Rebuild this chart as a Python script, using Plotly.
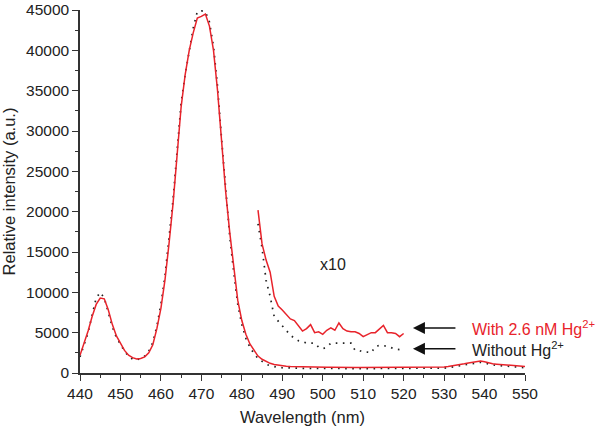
import plotly.graph_objects as go

# ---------------- data ----------------
wavelength = list(range(440, 551))  # nm, 1 nm step

with_hg = [
    2200, 3600, 5200, 7000, 8500, 9300, 9200, 7800, 6000, 4600,   # 440-449
    3600, 2800, 2200, 1900, 1750, 1800, 2000, 2500, 3500, 5500,   # 450-459
    8000, 11500, 16000, 21000, 27000, 33000, 37000, 40000, 42200, 44000,  # 460-469
    44200, 44500, 43000, 40000, 35000, 28500, 22500, 17500, 13000, 9000,  # 470-479
    6500, 4800, 3600, 2800, 2100, 1700, 1400, 1200, 1050, 950,    # 480-489
    880, 830, 800, 780, 760, 750, 740, 730, 720, 720,             # 490-499
    710, 710, 720, 730, 720, 710, 700, 700, 690, 680,             # 500-509
    680, 690, 700, 700, 710, 720, 710, 700, 690, 680,             # 510-519
    680, 680, 690, 700, 700, 690, 680, 690, 700, 720,             # 520-529
    750, 800, 870, 950, 1050, 1150, 1250, 1350, 1450, 1500,       # 530-539
    1400, 1250, 1150, 1100, 1050, 1000, 980, 950, 900, 850,       # 540-549
    800,                                                          # 550
]

without_hg = [
    2000, 3400, 5000, 7200, 9300, 10000, 9300, 7500, 5700, 4400,  # 440-449
    3500, 2700, 2100, 1700, 1600, 1800, 2100, 2700, 3800, 5800,   # 450-459
    8500, 12000, 16500, 21500, 27500, 33500, 37000, 40200, 42800, 44800,  # 460-469
    44900, 44800, 43500, 40500, 35500, 29000, 22500, 17000, 12500, 8500,  # 470-479
    6000, 4300, 3200, 2400, 1800, 1400, 1100, 900, 780, 700,      # 480-489
    650, 620, 600, 600, 590, 580, 580, 570, 570, 560,             # 490-499
    560, 560, 570, 570, 560, 560, 550, 550, 540, 540,             # 500-509
    540, 540, 550, 550, 550, 560, 550, 550, 540, 540,             # 510-519
    530, 530, 540, 540, 550, 540, 540, 550, 560, 580,             # 520-529
    610, 660, 720, 800, 900, 1000, 1100, 1200, 1280, 1320,        # 530-539
    1250, 1100, 1000, 950, 900, 850, 800, 760, 720, 680,          # 540-549
    650,                                                          # 550
]

# x10 magnified region
wl_x10 = list(range(484, 521))
with_hg_x10 = [
    20200, 16000, 14000, 12500, 9500, 8300, 7800, 7200, 6700, 6500,  # 484-493
    5800, 5200, 5500, 6000, 5000, 5100, 4800, 5300, 5600, 5300,      # 494-503
    6200, 5500, 5200, 5100, 5100, 4900, 4500, 4800, 5000, 5000,      # 504-513
    5400, 5900, 5000, 5000, 4900, 4500, 4900,                        # 514-520
]
without_hg_x10 = [
    18500, 15500, 11500, 9500, 7000, 6400, 5800, 5200, 4700, 4300,   # 484-493
    4000, 3900, 3700, 3700, 3700, 3200, 3000, 3200, 3700, 3700,      # 494-503
    3700, 3700, 3700, 3700, 2800, 2800, 2600, 2600, 2500, 3300,      # 504-513
    3400, 3400, 3300, 3100, 2950, 2900, 2850,                        # 514-520
]

x_ticks = [440, 450, 460, 470, 480, 490, 500, 510, 520, 530, 540, 550]
y_ticks = [0, 5000, 10000, 15000, 20000, 25000, 30000, 35000, 40000, 45000]
y_tick_labels = ["0", "5000", "10000", "15000", "20000", "25000", "30000", "35000", "40000", "45000"]

RED = "#e8232b"
DOT = "1.6px,5.5px"
FONT = "Liberation Sans, Arial, sans-serif"

fig = go.Figure()
fig.add_trace(go.Scatter(x=wavelength, y=without_hg, mode="lines",
                         line=dict(color="#222222", width=1.7, dash=DOT), showlegend=False))
fig.add_trace(go.Scatter(x=wavelength, y=with_hg, mode="lines",
                         line=dict(color=RED, width=1.5), showlegend=False))
fig.add_trace(go.Scatter(x=wl_x10, y=without_hg_x10, mode="lines",
                         line=dict(color="#222222", width=1.7, dash=DOT), showlegend=False))
fig.add_trace(go.Scatter(x=wl_x10, y=with_hg_x10, mode="lines",
                         line=dict(color=RED, width=1.5), showlegend=False))

# annotations
fig.add_annotation(x=502.5, y=13400, text="x10", showarrow=False,
                   font=dict(size=16, color="#222222", family=FONT))
fig.add_annotation(x=522.3, y=5580, ax=44, ay=0, text="", showarrow=True,
                   arrowhead=2, arrowsize=1.6, arrowwidth=1.5, arrowcolor="#111111")
fig.add_annotation(x=522.3, y=3000, ax=44, ay=0, text="", showarrow=True,
                   arrowhead=2, arrowsize=1.6, arrowwidth=1.5, arrowcolor="#111111")
fig.add_annotation(x=536.3, y=5580, text="With 2.6 nM Hg<sup>2+</sup>", showarrow=False,
                   xanchor="left", yanchor="middle",
                   font=dict(size=16, color=RED, family=FONT))
fig.add_annotation(x=536.3, y=3000, text="Without Hg<sup>2+</sup>", showarrow=False,
                   xanchor="left", yanchor="middle",
                   font=dict(size=16, color="#222222", family=FONT))

axis_common = dict(showline=True, linecolor="#333333", linewidth=1.5,
                   ticks="outside", ticklen=6, tickwidth=1.3, tickcolor="#333333",
                   showgrid=False, zeroline=False, automargin=False,
                   tickfont=dict(size=15.5, color="#222222", family=FONT))

fig.update_xaxes(range=[440, 550], tickvals=x_ticks,
                 minor=dict(ticks="outside", ticklen=3, tickwidth=1.2, tickcolor="#333333", dtick=5),
                 title=dict(text="Wavelength (nm)", font=dict(size=16.5, color="#222222", family=FONT),
                            standoff=10),
                 **axis_common)
fig.update_yaxes(range=[0, 45000], tickvals=y_ticks, ticktext=y_tick_labels,
                 minor=dict(ticks="outside", ticklen=3, tickwidth=1.2, tickcolor="#333333", dtick=2500),
                 title=dict(text="Relative intensity (a.u.)", font=dict(size=16.5, color="#222222", family=FONT),
                            standoff=8),
                 **axis_common)

fig.update_layout(width=602, height=432, margin=dict(l=80, r=77, t=10, b=59),
                  plot_bgcolor="white", paper_bgcolor="white",
                  font=dict(family=FONT))

fig.write_html("out.html", config={"displayModeBar": False},
               post_script="document.body.style.margin='0';")
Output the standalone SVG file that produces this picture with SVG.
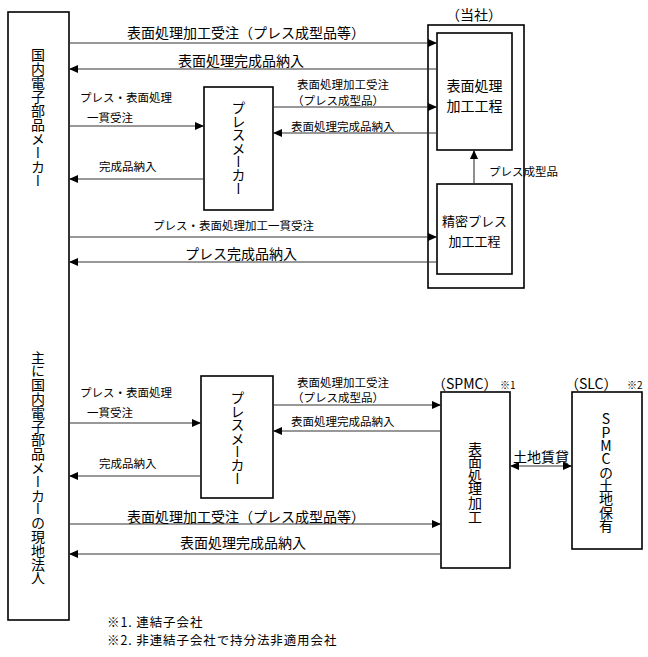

_ _ _ _

WHAT NEEDS TO BE DONE - All records above are to be printed exactly, minus the pictures they contain.

EXPECTED OUTPUT -
Rebuild this chart as a Python script, using Plotly.
import plotly.graph_objects as go

# ---------------- data ----------------
wavelength = list(range(440, 551))  # nm, 1 nm step

with_hg = [
    2200, 3600, 5200, 7000, 8500, 9300, 9200, 7800, 6000, 4600,   # 440-449
    3600, 2800, 2200, 1900, 1750, 1800, 2000, 2500, 3500, 5500,   # 450-459
    8000, 11500, 16000, 21000, 27000, 33000, 37000, 40000, 42200, 44000,  # 460-469
    44200, 44500, 43000, 40000, 35000, 28500, 22500, 17500, 13000, 9000,  # 470-479
    6500, 4800, 3600, 2800, 2100, 1700, 1400, 1200, 1050, 950,    # 480-489
    880, 830, 800, 780, 760, 750, 740, 730, 720, 720,             # 490-499
    710, 710, 720, 730, 720, 710, 700, 700, 690, 680,             # 500-509
    680, 690, 700, 700, 710, 720, 710, 700, 690, 680,             # 510-519
    680, 680, 690, 700, 700, 690, 680, 690, 700, 720,             # 520-529
    750, 800, 870, 950, 1050, 1150, 1250, 1350, 1450, 1500,       # 530-539
    1400, 1250, 1150, 1100, 1050, 1000, 980, 950, 900, 850,       # 540-549
    800,                                                          # 550
]

without_hg = [
    2000, 3400, 5000, 7200, 9300, 10000, 9300, 7500, 5700, 4400,  # 440-449
    3500, 2700, 2100, 1700, 1600, 1800, 2100, 2700, 3800, 5800,   # 450-459
    8500, 12000, 16500, 21500, 27500, 33500, 37000, 40200, 42800, 44800,  # 460-469
    44900, 44800, 43500, 40500, 35500, 29000, 22500, 17000, 12500, 8500,  # 470-479
    6000, 4300, 3200, 2400, 1800, 1400, 1100, 900, 780, 700,      # 480-489
    650, 620, 600, 600, 590, 580, 580, 570, 570, 560,             # 490-499
    560, 560, 570, 570, 560, 560, 550, 550, 540, 540,             # 500-509
    540, 540, 550, 550, 550, 560, 550, 550, 540, 540,             # 510-519
    530, 530, 540, 540, 550, 540, 540, 550, 560, 580,             # 520-529
    610, 660, 720, 800, 900, 1000, 1100, 1200, 1280, 1320,        # 530-539
    1250, 1100, 1000, 950, 900, 850, 800, 760, 720, 680,          # 540-549
    650,                                                          # 550
]

# x10 magnified region
wl_x10 = list(range(484, 521))
with_hg_x10 = [
    20200, 16000, 14000, 12500, 9500, 8300, 7800, 7200, 6700, 6500,  # 484-493
    5800, 5200, 5500, 6000, 5000, 5100, 4800, 5300, 5600, 5300,      # 494-503
    6200, 5500, 5200, 5100, 5100, 4900, 4500, 4800, 5000, 5000,      # 504-513
    5400, 5900, 5000, 5000, 4900, 4500, 4900,                        # 514-520
]
without_hg_x10 = [
    18500, 15500, 11500, 9500, 7000, 6400, 5800, 5200, 4700, 4300,   # 484-493
    4000, 3900, 3700, 3700, 3700, 3200, 3000, 3200, 3700, 3700,      # 494-503
    3700, 3700, 3700, 3700, 2800, 2800, 2600, 2600, 2500, 3300,      # 504-513
    3400, 3400, 3300, 3100, 2950, 2900, 2850,                        # 514-520
]

x_ticks = [440, 450, 460, 470, 480, 490, 500, 510, 520, 530, 540, 550]
y_ticks = [0, 5000, 10000, 15000, 20000, 25000, 30000, 35000, 40000, 45000]
y_tick_labels = ["0", "5000", "10000", "15000", "20000", "25000", "30000", "35000", "40000", "45000"]

RED = "#e8232b"
DOT = "1.6px,5.5px"
FONT = "Liberation Sans, Arial, sans-serif"

fig = go.Figure()
fig.add_trace(go.Scatter(x=wavelength, y=without_hg, mode="lines",
                         line=dict(color="#222222", width=1.7, dash=DOT), showlegend=False))
fig.add_trace(go.Scatter(x=wavelength, y=with_hg, mode="lines",
                         line=dict(color=RED, width=1.5), showlegend=False))
fig.add_trace(go.Scatter(x=wl_x10, y=without_hg_x10, mode="lines",
                         line=dict(color="#222222", width=1.7, dash=DOT), showlegend=False))
fig.add_trace(go.Scatter(x=wl_x10, y=with_hg_x10, mode="lines",
                         line=dict(color=RED, width=1.5), showlegend=False))

# annotations
fig.add_annotation(x=502.5, y=13400, text="x10", showarrow=False,
                   font=dict(size=16, color="#222222", family=FONT))
fig.add_annotation(x=522.3, y=5580, ax=44, ay=0, text="", showarrow=True,
                   arrowhead=2, arrowsize=1.6, arrowwidth=1.5, arrowcolor="#111111")
fig.add_annotation(x=522.3, y=3000, ax=44, ay=0, text="", showarrow=True,
                   arrowhead=2, arrowsize=1.6, arrowwidth=1.5, arrowcolor="#111111")
fig.add_annotation(x=536.3, y=5580, text="With 2.6 nM Hg<sup>2+</sup>", showarrow=False,
                   xanchor="left", yanchor="middle",
                   font=dict(size=16, color=RED, family=FONT))
fig.add_annotation(x=536.3, y=3000, text="Without Hg<sup>2+</sup>", showarrow=False,
                   xanchor="left", yanchor="middle",
                   font=dict(size=16, color="#222222", family=FONT))

axis_common = dict(showline=True, linecolor="#333333", linewidth=1.5,
                   ticks="outside", ticklen=6, tickwidth=1.3, tickcolor="#333333",
                   showgrid=False, zeroline=False, automargin=False,
                   tickfont=dict(size=15.5, color="#222222", family=FONT))

fig.update_xaxes(range=[440, 550], tickvals=x_ticks,
                 minor=dict(ticks="outside", ticklen=3, tickwidth=1.2, tickcolor="#333333", dtick=5),
                 title=dict(text="Wavelength (nm)", font=dict(size=16.5, color="#222222", family=FONT),
                            standoff=10),
                 **axis_common)
fig.update_yaxes(range=[0, 45000], tickvals=y_ticks, ticktext=y_tick_labels,
                 minor=dict(ticks="outside", ticklen=3, tickwidth=1.2, tickcolor="#333333", dtick=2500),
                 title=dict(text="Relative intensity (a.u.)", font=dict(size=16.5, color="#222222", family=FONT),
                            standoff=8),
                 **axis_common)

fig.update_layout(width=602, height=432, margin=dict(l=80, r=77, t=10, b=59),
                  plot_bgcolor="white", paper_bgcolor="white",
                  font=dict(family=FONT))

fig.write_html("out.html", config={"displayModeBar": False},
               post_script="document.body.style.margin='0';")
Output the standalone SVG file that produces this picture with SVG.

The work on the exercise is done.